• **Supplied data**:
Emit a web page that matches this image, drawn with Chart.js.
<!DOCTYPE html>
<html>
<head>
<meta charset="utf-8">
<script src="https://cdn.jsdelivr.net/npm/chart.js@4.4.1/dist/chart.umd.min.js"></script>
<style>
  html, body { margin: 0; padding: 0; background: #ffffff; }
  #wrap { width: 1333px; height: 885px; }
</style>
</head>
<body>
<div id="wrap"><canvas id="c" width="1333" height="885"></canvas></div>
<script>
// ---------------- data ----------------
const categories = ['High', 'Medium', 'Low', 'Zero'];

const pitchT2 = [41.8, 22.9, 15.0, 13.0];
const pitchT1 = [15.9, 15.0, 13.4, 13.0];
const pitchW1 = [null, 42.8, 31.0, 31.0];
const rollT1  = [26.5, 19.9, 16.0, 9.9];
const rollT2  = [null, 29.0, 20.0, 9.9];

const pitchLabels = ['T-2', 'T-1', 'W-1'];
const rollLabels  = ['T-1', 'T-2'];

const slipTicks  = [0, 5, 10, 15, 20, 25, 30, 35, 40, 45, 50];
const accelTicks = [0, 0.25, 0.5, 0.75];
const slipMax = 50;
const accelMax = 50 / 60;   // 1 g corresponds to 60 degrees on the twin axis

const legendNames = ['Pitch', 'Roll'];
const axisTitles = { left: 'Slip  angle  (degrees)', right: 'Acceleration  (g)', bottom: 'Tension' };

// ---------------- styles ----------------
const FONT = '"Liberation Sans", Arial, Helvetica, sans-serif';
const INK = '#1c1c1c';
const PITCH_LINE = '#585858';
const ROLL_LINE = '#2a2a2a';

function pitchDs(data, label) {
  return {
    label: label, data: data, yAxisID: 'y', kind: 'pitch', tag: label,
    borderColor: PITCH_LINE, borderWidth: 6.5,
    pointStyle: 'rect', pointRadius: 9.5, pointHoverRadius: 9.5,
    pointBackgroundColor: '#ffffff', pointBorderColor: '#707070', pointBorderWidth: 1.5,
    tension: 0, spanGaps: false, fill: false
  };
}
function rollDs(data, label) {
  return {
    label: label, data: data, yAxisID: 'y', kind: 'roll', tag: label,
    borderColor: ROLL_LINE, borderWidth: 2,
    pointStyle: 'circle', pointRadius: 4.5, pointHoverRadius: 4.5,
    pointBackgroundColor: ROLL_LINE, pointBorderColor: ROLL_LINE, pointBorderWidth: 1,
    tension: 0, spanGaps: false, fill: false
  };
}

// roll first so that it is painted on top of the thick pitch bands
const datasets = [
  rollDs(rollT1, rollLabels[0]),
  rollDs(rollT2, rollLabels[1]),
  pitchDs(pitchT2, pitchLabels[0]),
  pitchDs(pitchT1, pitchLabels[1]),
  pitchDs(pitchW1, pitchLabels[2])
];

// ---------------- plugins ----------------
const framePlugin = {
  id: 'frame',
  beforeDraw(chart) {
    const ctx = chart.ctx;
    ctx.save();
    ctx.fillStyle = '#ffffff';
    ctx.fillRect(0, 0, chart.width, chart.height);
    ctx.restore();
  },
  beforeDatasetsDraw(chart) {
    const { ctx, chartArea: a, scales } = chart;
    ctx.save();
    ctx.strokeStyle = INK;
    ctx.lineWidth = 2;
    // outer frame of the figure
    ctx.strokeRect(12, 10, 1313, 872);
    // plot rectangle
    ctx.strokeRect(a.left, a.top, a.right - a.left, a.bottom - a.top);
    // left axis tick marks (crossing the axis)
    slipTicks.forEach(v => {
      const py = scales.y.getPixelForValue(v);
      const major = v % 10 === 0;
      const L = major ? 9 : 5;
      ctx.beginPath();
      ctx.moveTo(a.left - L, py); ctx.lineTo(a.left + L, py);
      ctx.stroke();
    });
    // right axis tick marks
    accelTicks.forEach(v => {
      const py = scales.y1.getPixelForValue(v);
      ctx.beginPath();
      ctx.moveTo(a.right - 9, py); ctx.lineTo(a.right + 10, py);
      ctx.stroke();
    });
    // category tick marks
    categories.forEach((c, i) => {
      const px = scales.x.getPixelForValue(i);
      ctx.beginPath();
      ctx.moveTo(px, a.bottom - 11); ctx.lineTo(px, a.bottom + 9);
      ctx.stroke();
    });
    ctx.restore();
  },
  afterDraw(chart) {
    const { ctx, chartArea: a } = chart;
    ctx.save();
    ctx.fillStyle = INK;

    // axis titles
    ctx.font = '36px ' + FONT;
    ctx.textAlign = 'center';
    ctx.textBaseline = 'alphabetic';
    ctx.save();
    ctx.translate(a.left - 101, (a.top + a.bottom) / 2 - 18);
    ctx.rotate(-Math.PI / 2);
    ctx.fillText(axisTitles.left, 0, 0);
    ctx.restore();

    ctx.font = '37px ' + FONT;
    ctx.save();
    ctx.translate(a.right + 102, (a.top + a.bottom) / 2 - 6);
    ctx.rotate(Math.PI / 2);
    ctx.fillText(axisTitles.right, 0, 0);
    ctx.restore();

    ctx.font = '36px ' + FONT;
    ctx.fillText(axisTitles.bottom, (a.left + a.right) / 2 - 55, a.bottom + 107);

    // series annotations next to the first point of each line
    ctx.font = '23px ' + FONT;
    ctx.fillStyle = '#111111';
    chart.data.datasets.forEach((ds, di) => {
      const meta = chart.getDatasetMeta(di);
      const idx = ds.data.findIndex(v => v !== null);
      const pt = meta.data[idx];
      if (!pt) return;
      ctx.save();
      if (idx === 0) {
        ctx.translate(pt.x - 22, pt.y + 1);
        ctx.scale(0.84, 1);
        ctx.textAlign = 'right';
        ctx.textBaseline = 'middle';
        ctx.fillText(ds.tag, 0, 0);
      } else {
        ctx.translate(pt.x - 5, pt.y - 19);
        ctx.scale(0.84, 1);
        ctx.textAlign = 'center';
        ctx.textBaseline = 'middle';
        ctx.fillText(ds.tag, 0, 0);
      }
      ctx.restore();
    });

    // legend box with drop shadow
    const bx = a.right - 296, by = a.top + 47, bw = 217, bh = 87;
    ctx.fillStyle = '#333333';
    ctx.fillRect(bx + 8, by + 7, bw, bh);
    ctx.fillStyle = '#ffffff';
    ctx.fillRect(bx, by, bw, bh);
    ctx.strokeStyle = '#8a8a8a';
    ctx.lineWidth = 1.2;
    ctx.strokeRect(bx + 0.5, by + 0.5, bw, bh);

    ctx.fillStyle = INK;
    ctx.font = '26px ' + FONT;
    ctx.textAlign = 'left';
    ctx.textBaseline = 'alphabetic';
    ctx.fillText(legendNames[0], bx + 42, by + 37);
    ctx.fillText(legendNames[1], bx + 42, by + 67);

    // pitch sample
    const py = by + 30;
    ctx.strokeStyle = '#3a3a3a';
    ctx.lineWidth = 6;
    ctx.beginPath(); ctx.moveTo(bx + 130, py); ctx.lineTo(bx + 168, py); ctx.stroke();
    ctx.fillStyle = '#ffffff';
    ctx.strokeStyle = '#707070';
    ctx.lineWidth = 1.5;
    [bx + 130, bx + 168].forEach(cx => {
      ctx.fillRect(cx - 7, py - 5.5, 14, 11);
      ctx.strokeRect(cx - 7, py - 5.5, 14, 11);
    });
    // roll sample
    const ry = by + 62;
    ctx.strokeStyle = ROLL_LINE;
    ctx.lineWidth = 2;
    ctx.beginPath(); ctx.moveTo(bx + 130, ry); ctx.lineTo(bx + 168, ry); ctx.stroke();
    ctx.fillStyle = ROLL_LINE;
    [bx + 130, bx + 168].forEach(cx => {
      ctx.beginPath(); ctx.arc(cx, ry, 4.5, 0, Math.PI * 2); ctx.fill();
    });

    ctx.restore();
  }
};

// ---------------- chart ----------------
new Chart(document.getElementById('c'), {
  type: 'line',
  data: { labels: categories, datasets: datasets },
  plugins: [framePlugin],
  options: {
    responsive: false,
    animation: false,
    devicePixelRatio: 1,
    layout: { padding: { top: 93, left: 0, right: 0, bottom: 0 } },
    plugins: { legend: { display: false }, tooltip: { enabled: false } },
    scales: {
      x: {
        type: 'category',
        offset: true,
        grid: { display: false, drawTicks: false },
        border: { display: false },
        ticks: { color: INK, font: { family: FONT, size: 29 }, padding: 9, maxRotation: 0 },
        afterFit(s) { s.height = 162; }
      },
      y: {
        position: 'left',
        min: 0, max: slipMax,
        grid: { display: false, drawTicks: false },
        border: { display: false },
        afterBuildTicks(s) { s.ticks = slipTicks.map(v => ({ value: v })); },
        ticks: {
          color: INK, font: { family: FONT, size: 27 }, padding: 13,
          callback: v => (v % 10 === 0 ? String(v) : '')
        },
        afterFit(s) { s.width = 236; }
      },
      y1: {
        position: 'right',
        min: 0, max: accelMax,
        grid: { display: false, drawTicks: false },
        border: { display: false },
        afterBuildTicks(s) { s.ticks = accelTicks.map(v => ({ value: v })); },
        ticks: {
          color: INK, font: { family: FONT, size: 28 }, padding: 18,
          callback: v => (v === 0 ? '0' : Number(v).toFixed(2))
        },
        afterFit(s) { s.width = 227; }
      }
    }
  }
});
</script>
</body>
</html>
==
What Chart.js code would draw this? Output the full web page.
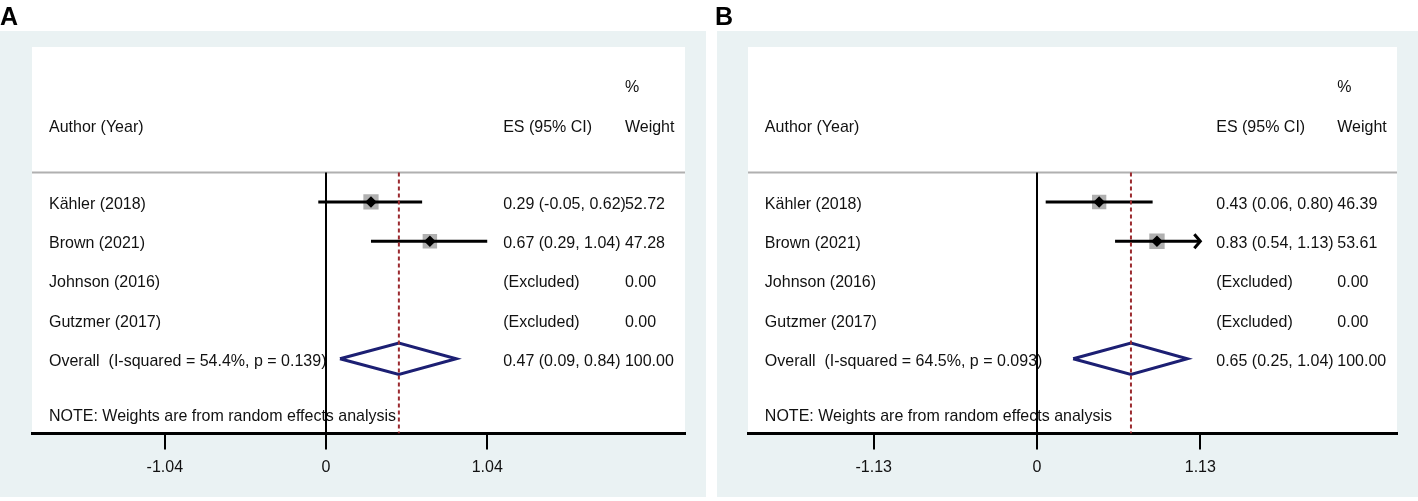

• **Task objective**: Reproduce the lines exactly, from the line that contains "Emit a web page" through the line that contains "const ROLL_LINE = '#2a2a2a';", and nothing more.

• **Output for this exercise**:
Emit a web page that matches this image, drawn with Chart.js.
<!DOCTYPE html>
<html>
<head>
<meta charset="utf-8">
<script src="https://cdn.jsdelivr.net/npm/chart.js@4.4.1/dist/chart.umd.min.js"></script>
<style>
  html, body { margin: 0; padding: 0; background: #ffffff; }
  #wrap { width: 1333px; height: 885px; }
</style>
</head>
<body>
<div id="wrap"><canvas id="c" width="1333" height="885"></canvas></div>
<script>
// ---------------- data ----------------
const categories = ['High', 'Medium', 'Low', 'Zero'];

const pitchT2 = [41.8, 22.9, 15.0, 13.0];
const pitchT1 = [15.9, 15.0, 13.4, 13.0];
const pitchW1 = [null, 42.8, 31.0, 31.0];
const rollT1  = [26.5, 19.9, 16.0, 9.9];
const rollT2  = [null, 29.0, 20.0, 9.9];

const pitchLabels = ['T-2', 'T-1', 'W-1'];
const rollLabels  = ['T-1', 'T-2'];

const slipTicks  = [0, 5, 10, 15, 20, 25, 30, 35, 40, 45, 50];
const accelTicks = [0, 0.25, 0.5, 0.75];
const slipMax = 50;
const accelMax = 50 / 60;   // 1 g corresponds to 60 degrees on the twin axis

const legendNames = ['Pitch', 'Roll'];
const axisTitles = { left: 'Slip  angle  (degrees)', right: 'Acceleration  (g)', bottom: 'Tension' };

// ---------------- styles ----------------
const FONT = '"Liberation Sans", Arial, Helvetica, sans-serif';
const INK = '#1c1c1c';
const PITCH_LINE = '#585858';
const ROLL_LINE = '#2a2a2a';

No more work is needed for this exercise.